NASCAR gets Boring, Complains When People Notice
I have been a lifelong racing fan, I can remember watching the highlights of NASCAR races on Wide World of Sports long before it became an every week, 12 hours per day extravaganza that is it today. In the last few years I have been less and less enamored with the product, and thought it was only me. But recently, I have noticed more and more people publically calling out NASCAR’s top series with names like NAPCAR and such.
Well, the capper I guess was this past weekend’s race in Talladega, typically one of the wildest and highest speed races, where a combination of engine restrictor plates and aerodynamic tricks get together to make the cars run pretty much in a pack. The only way to get ahead most of the time is bump drafting, where the back car pushes the car in front, making them both move faster. After a terrible wreck at the end of the last race here, NASCAR outlawed this practice this time out. The results? Well, let’s just say that the drivers showed than about 450 out of the 500 miles of the race was meaningless, and paraded around single file in a freight train so dull that driver Tony Stewart was heard asking his crew to tell him something interesting so he didn’t fall asleep. The ABC commentators for the race could obviously see this race has turned into a snoozer, and rather than deny the truth, they repeated over and over the fact that NASCAR had diddled with the rules to make this happen.
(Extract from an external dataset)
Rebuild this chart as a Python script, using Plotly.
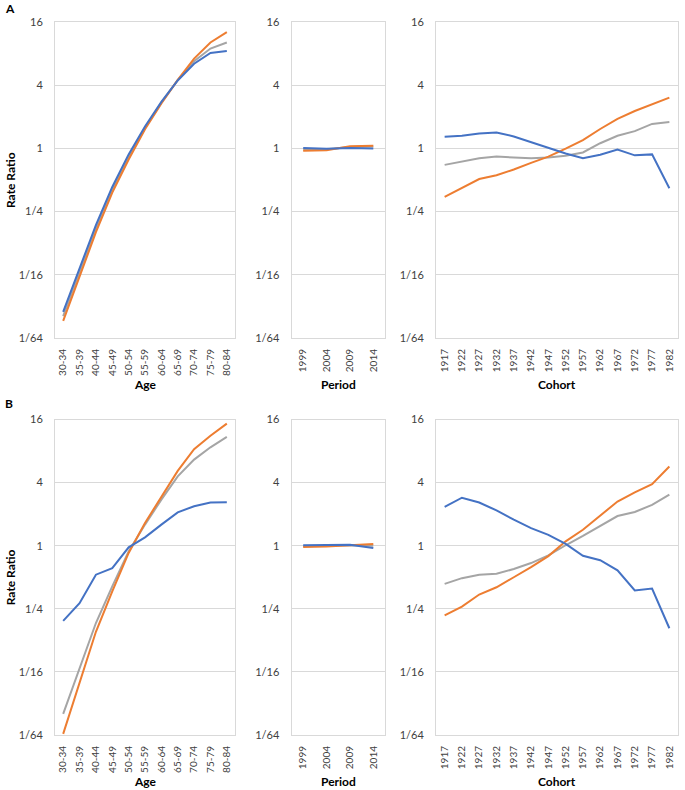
import plotly.graph_objects as go
import math

age_groups = ["30-34", "35-39", "40-44", "45-49", "50-54", "55-59", "60-64", "65-69", "70-74", "75-79", "80-84"]
periods = ["1999", "2004", "2009", "2014"]
cohorts = ["1917", "1922", "1927", "1932", "1937", "1942", "1947", "1952", "1957", "1962", "1967", "1972", "1977", "1982"]

# Panel A
a_age_blue = [0.0277, 0.0713, 0.186, 0.429, 0.877, 1.62, 2.77, 4.44, 6.41, 8.11, 8.46]
a_age_orange = [0.0227, 0.0604, 0.159, 0.379, 0.785, 1.52, 2.68, 4.50, 7.16, 10.2, 12.8]
a_age_gray = [0.0252, 0.0656, 0.172, 0.403, 0.829, 1.57, 2.73, 4.47, 6.77, 8.94, 10.2]
a_per_blue = [1.01, 0.99, 1.01, 1.00]
a_per_orange = [0.95, 0.96, 1.05, 1.06]
a_per_gray = [0.97, 0.98, 1.03, 1.04]
a_coh_blue = [1.29, 1.32, 1.39, 1.42, 1.30, 1.15, 1.01, 0.895, 0.807, 0.871, 0.973, 0.859, 0.877, 0.418]
a_coh_orange = [0.346, 0.420, 0.511, 0.555, 0.629, 0.727, 0.835, 0.993, 1.20, 1.53, 1.91, 2.27, 2.64, 3.05]
a_coh_gray = [0.697, 0.747, 0.807, 0.835, 0.818, 0.807, 0.818, 0.853, 0.914, 1.12, 1.32, 1.46, 1.71, 1.78]

# Panel B
b_age_blue = [0.192, 0.283, 0.529, 0.611, 0.966, 1.20, 1.59, 2.08, 2.38, 2.58, 2.60]
b_age_orange = [0.0160, 0.0490, 0.151, 0.366, 0.853, 1.65, 2.95, 5.17, 8.34, 11.2, 14.6]
b_age_gray = [0.0249, 0.0679, 0.183, 0.409, 0.883, 1.59, 2.75, 4.59, 6.63, 8.69, 10.9]
b_per_blue = [1.01, 1.01, 1.02, 0.95]
b_per_orange = [0.97, 0.98, 1.01, 1.04]
b_per_gray = [0.99, 1.00, 1.01, 1.00]
b_coh_blue = [2.35, 2.87, 2.58, 2.17, 1.77, 1.47, 1.27, 1.04, 0.801, 0.727, 0.582, 0.374, 0.390, 0.163]
b_coh_orange = [0.216, 0.262, 0.342, 0.401, 0.500, 0.624, 0.796, 1.10, 1.42, 1.95, 2.64, 3.23, 3.86, 5.70]
b_coh_gray = [0.432, 0.490, 0.529, 0.540, 0.599, 0.683, 0.807, 1.01, 1.24, 1.53, 1.92, 2.10, 2.45, 3.07]

y_tickvals = [1/64, 1/16, 1/4, 1, 4, 16]
y_ticktext = ["1/64", "1/16", "1/4", "1", "4", "16"]

BLUE = "#4472C4"
ORANGE = "#ED7D31"
GRAY = "#A5A5A5"
FONT = "Lato"

W, H = 685, 790

def fx(px):
    return px / W

def fy(py):
    return 1 - py / H

x_dom = {
    "age": [fx(55), fx(235)],
    "per": [fx(291.5), fx(385)],
    "coh": [fx(436), fx(678)],
}
y_dom = {
    "A": [fy(338), fy(22)],
    "B": [fy(735), fy(419.5)],
}

panels = [
    ("A", "age", age_groups, [a_age_blue, a_age_orange, a_age_gray], "Age"),
    ("A", "per", periods, [a_per_blue, a_per_orange, a_per_gray], "Period"),
    ("A", "coh", cohorts, [a_coh_blue, a_coh_orange, a_coh_gray], "Cohort"),
    ("B", "age", age_groups, [b_age_blue, b_age_orange, b_age_gray], "Age"),
    ("B", "per", periods, [b_per_blue, b_per_orange, b_per_gray], "Period"),
    ("B", "coh", cohorts, [b_coh_blue, b_coh_orange, b_coh_gray], "Cohort"),
]

fig = go.Figure()
layout = {}
annotations = []

for i, (row, col, cats, series, title) in enumerate(panels, start=1):
    xa = "x" if i == 1 else f"x{i}"
    ya = "y" if i == 1 else f"y{i}"
    for vals, color in [(series[2], GRAY), (series[1], ORANGE), (series[0], BLUE)]:
        fig.add_trace(go.Scatter(x=cats, y=vals, mode="lines",
                                 line=dict(color=color, width=2),
                                 xaxis=xa, yaxis=ya, showlegend=False,
                                 hoverinfo="skip"))
    xkey = "xaxis" if i == 1 else f"xaxis{i}"
    ykey = "yaxis" if i == 1 else f"yaxis{i}"
    layout[xkey] = dict(
        domain=x_dom[col], anchor=ya, type="category",
        categoryorder="array", categoryarray=cats,
        range=[-0.5, len(cats) - 0.5],
        tickangle=-90, tickfont=dict(family=FONT, size=10, color="#404040"),
        showgrid=False, showline=True, linecolor="#D9D9D9", linewidth=1,
        mirror=True, ticks="", zeroline=False, automargin=False,
        ticklabelstandoff=6,
    )
    layout[ykey] = dict(
        domain=y_dom[row], anchor=xa, type="log",
        range=[math.log10(1/64), math.log10(16)],
        tickvals=y_tickvals, ticktext=y_ticktext,
        tickfont=dict(family=FONT, size=11, color="#404040"),
        showgrid=True, gridcolor="#D9D9D9", gridwidth=1,
        showline=True, linecolor="#D9D9D9", linewidth=1, mirror=True,
        ticks="", ticklabelstandoff=9, zeroline=False, automargin=False,
    )
    xc = (x_dom[col][0] + x_dom[col][1]) / 2
    ty = 385 if row == "A" else 781
    annotations.append(dict(text=f"<b>{title}</b>", x=xc, y=fy(ty), xref="paper", yref="paper",
                            showarrow=False, xanchor="center", yanchor="middle",
                            font=dict(family=FONT, size=12, color="#000000")))

for row in ["A", "B"]:
    yc = (y_dom[row][0] + y_dom[row][1]) / 2
    annotations.append(dict(text="<b>Rate Ratio</b>", x=fx(10), y=yc, xref="paper", yref="paper",
                            showarrow=False, textangle=-90, xanchor="center", yanchor="middle",
                            font=dict(family=FONT, size=12, color="#000000")))

annotations.append(dict(text="<b>A</b>", x=fx(3), y=fy(8), xref="paper", yref="paper",
                        showarrow=False, xanchor="left", yanchor="middle",
                        font=dict(family=FONT, size=12, color="#000000")))
annotations.append(dict(text="<b>B</b>", x=fx(3), y=fy(403), xref="paper", yref="paper",
                        showarrow=False, xanchor="left", yanchor="middle",
                        font=dict(family=FONT, size=12, color="#000000")))

fig.update_layout(**layout)
fig.update_layout(
    width=W, height=H, margin=dict(l=0, r=0, t=0, b=0, autoexpand=False),
    paper_bgcolor="white", plot_bgcolor="white",
    annotations=annotations, showlegend=False,
)

fig.write_html("out.html", config={"displayModeBar": False},
               post_script="document.body.style.margin='0px';document.body.style.overflow='hidden';")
Well, it seems that NASCAR doesn’t like when someone points out the obvious: NASCAR got all huffy and spokesman Ramsey Poston said that “ABC missed a lot of very good racing”.
News flash Mr Poston: There was no good racing. For the first 400-450 miles, it was follow the leader, let’s not use up our equipment, throttle off cruising so painful to watch, it was beyond understanding. The only thing that saved the race for most of the “fans” was that in the last 5 laps, the aero package and rules came together to destroy pretty much half the field in two seperate wrecks that both involved violent rollovers.
Don’t get made an ABC, they told the truth. NASCAR (or is that NAPCAR) needs to wake up and smell the coffee, look at all the empty seats and closed seating sections at the tracks, and remember that “it’s the racing stupid”, before they are shrunk back to being a regional series without national coverage. Ratings are down for a reason, and it isn’t because ABC says you are boring.